The shape of the dice can be found by searching for public designs or just copying my sharp edge dice design. The numbers were originally individual image files that were then converted to SVG file format. Here’s how I applied custom fonts:
Let’s get started
Using the number 8 as an example, I used Google Fonts to view my preferred font design in the largest font size available. Explanation for the large font size coming up:
I used Photoshop but thought instructions using a screenshot to capture the number as an image file would work for most – this is why a large font size is recommended. You can then take screenshot of the Google Fonts page using the instructions from https://snag.gy/ to capture number in the style you prefer, then save the cropped number to the computer. Do this for every single number or image:
The next step will be to convert the images ( number ) into a format that TinkerCad can read as a 3D object. If you’re not comfortable converting the file in Adobe Illustrator, you can use Online-Convert.com’s SVG image converter:
You should have an SVG file for each of the numbers by now. Next, you’ll have to Import the SVG files to the Workplane then add the item/number your Part Collection. Both of these steps can be done in the right sidebar in TinkerCad:
Import the SVG for a number and resize it:
Add the object to your Part Collection to use the object for the sides of other dice:
Now, it’s time to add your number to the side of a die. It was easiest to work with an object when it’s centered on the Workplane. Using the recommendation from this post, I used the ruler tool to center another object and use it to align the piece I was working on to the center:
With one side ready, move your Workplane to that side and drag your object to it. This is where you can set the angle, depth and thickness of the number. The thickness is not important and ignored after the object has been converted into a hole – the number will have to be set to “hole” so the depth will be applied when it’s grouped with the side. Here I set Snap Grid to .5mm, the size to 9mm:
I then centered the object to the side I was working on:
Turned the objects angle to match my preferred angle:
Changed the thickness to 2mm ( not important and any number greater than 1mm will do ), the depth to -0.5mm, and finally make the object a hole before grouping it all together:
After making the object a hole, and setting its size, angle, and depth, you can now group it with all other numbers and sides to see the completed side:
It took me a bit to get used to the snap grid reverting each time the page loaded and I was not as quick in my first few hours as I am now. You may not be either but like all things, you’ll get better with practice. 😃
Printing custom dice
Once all dice are done, you can highlight each object to save individual objects per file or highlight all objects and export the objects as one file:
Now, you can use these instructions to make your own custom dice or download the compressed STL file from my TinkerCad design and have your dice printed at Shapeways for around $70 US.

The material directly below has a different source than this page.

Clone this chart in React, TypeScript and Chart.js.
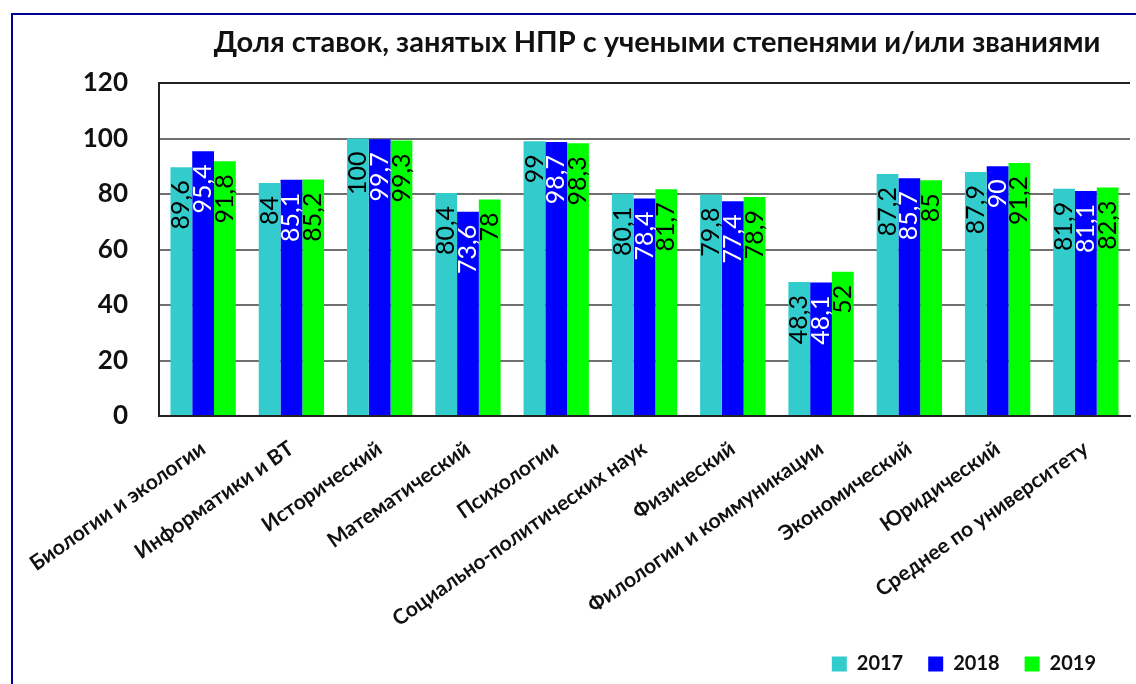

Here is how they turned out compared to a Chessex set, up polished, and a coffee stain:
Side View
I think the sightly large size allows for more flexibility to showcase some mad resin skills!
Dice size chart for my sharp ass dice:
- D8 – 28mm (from tip to tip)
- D6 – 16mm
- D10/D% – 28mm (from tip to tip vertical)
- D12 -19mm
- D4 20mm
- D20 -21mm
Resizing them will take some knowhow with TinkerCad as you’ll have to tilt the dice measured from tip-to-tip from their flat surfaces. Either way, I hope this write up was a help.